Como lo haría su predecesor Eisenstein (en actividad en el momento del juicio), Loznitsa hace chocar las escenas dentro del juzgado con multitudinarias manifestaciones callejeras. Que no claman por la revolución, como en Octubre (1927) sino por el fusilamiento de los traidores. En medio de la nieve que el viento arrastra e iluminadas por un gigantesco chorro de luz que viene desde el fondo, como muchas de Eisenstein esas escenas de masas tienen un pathos operístico.
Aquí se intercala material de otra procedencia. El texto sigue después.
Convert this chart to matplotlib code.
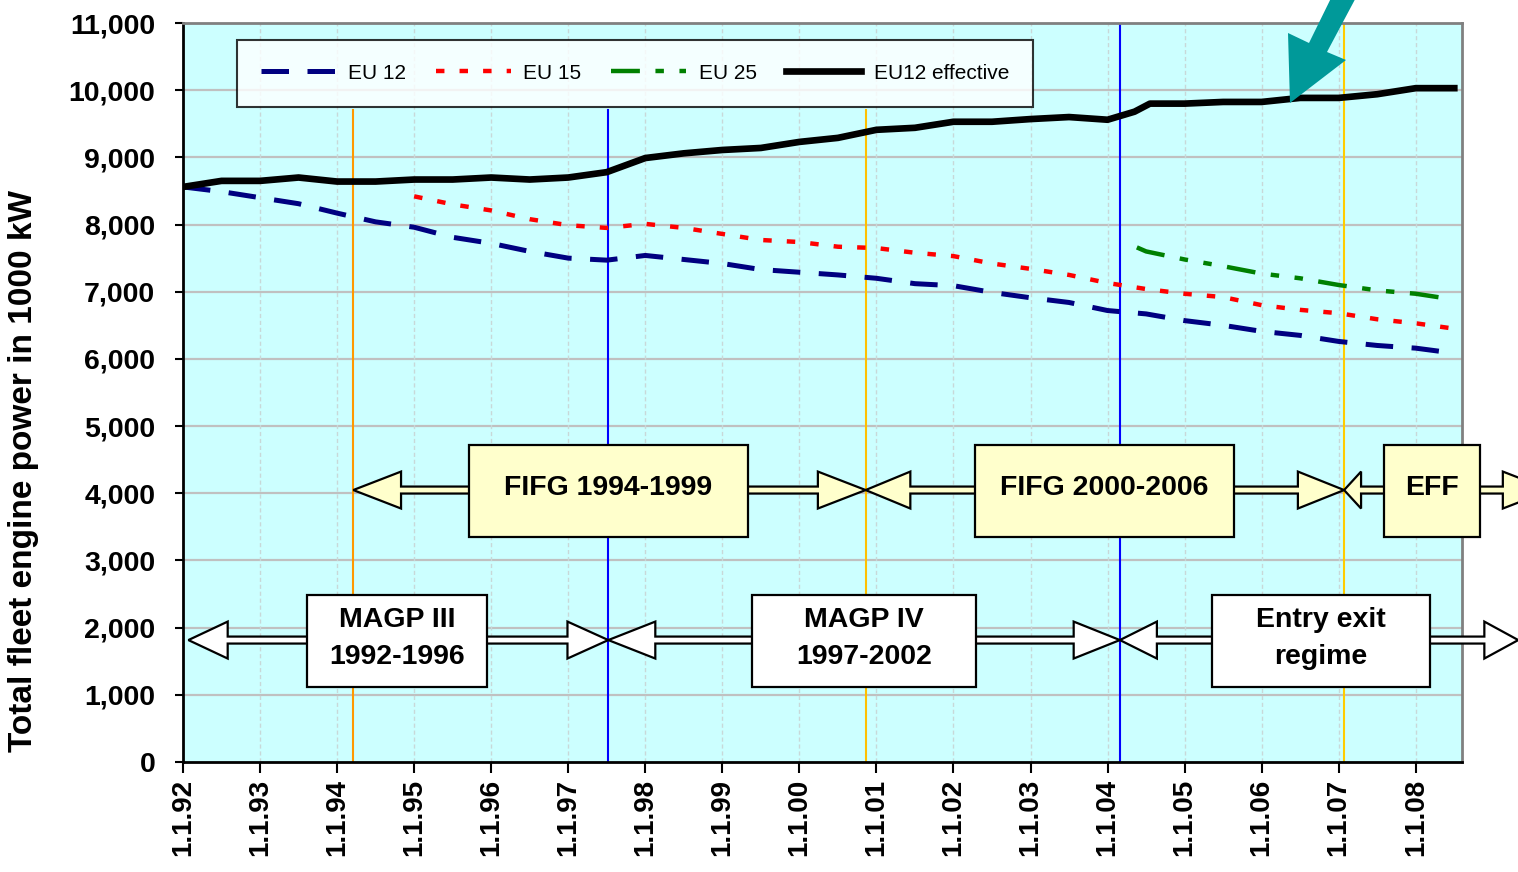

Paralelamente, en interiores se libra lo que podría considerarse un drama burgués, con actores que se “confiesan” culpables y arrepentidos, otros más contenidos (los jueces) y los que sobreactúan a la altura de Mussolini (el fiscal Krylenko, que además es calvo).

Contando con todos los medios que un estado poderoso es capaz de poner a disposición, la filmación original es de un virtuosismo que los rodajes en directo raramente alcanzan. Por lo menos media docena de cámaras filma el juicio desde (casi) todos los ángulos posibles, confrontando inapelables planos frontales de los jueces con las dramáticas angulaciones de los acusados, y alternando planos generales que muestran al público/pueblo con primeros planos de los “conspiradores”. Tras el show final del fiscal sobreviene un extraordinario plano secuencia, con travellings que van del fiscal al público --que viva y aplaude el pedido de pena de muerte--, del público a los jueces y de vuelta al público. Como arrastrados por su propio genio, camarógrafos y director de cámaras (¿quiénes eran estos artistas anónimos?) filman las “tomavistas” que filman, como lo hiciera Dziga Vertov en El hombre de la cámara, estrenada el año anterior. Dejan expuesto así, obviamente sin desearlo, el carácter de dispositivo de representación asignado a la cobertura.

El proceso es de este modo la calibrada puesta en escena (de Loznitsa) de una deslumbrante puesta en escena (la filmación original) de la desvergonzada puesta en escena (el “juicio”) de la gran puesta en escena a distancia, que lleva a cabo el titiritero en jefe (el Padre de los Pueblos). O sea: una obra maestra.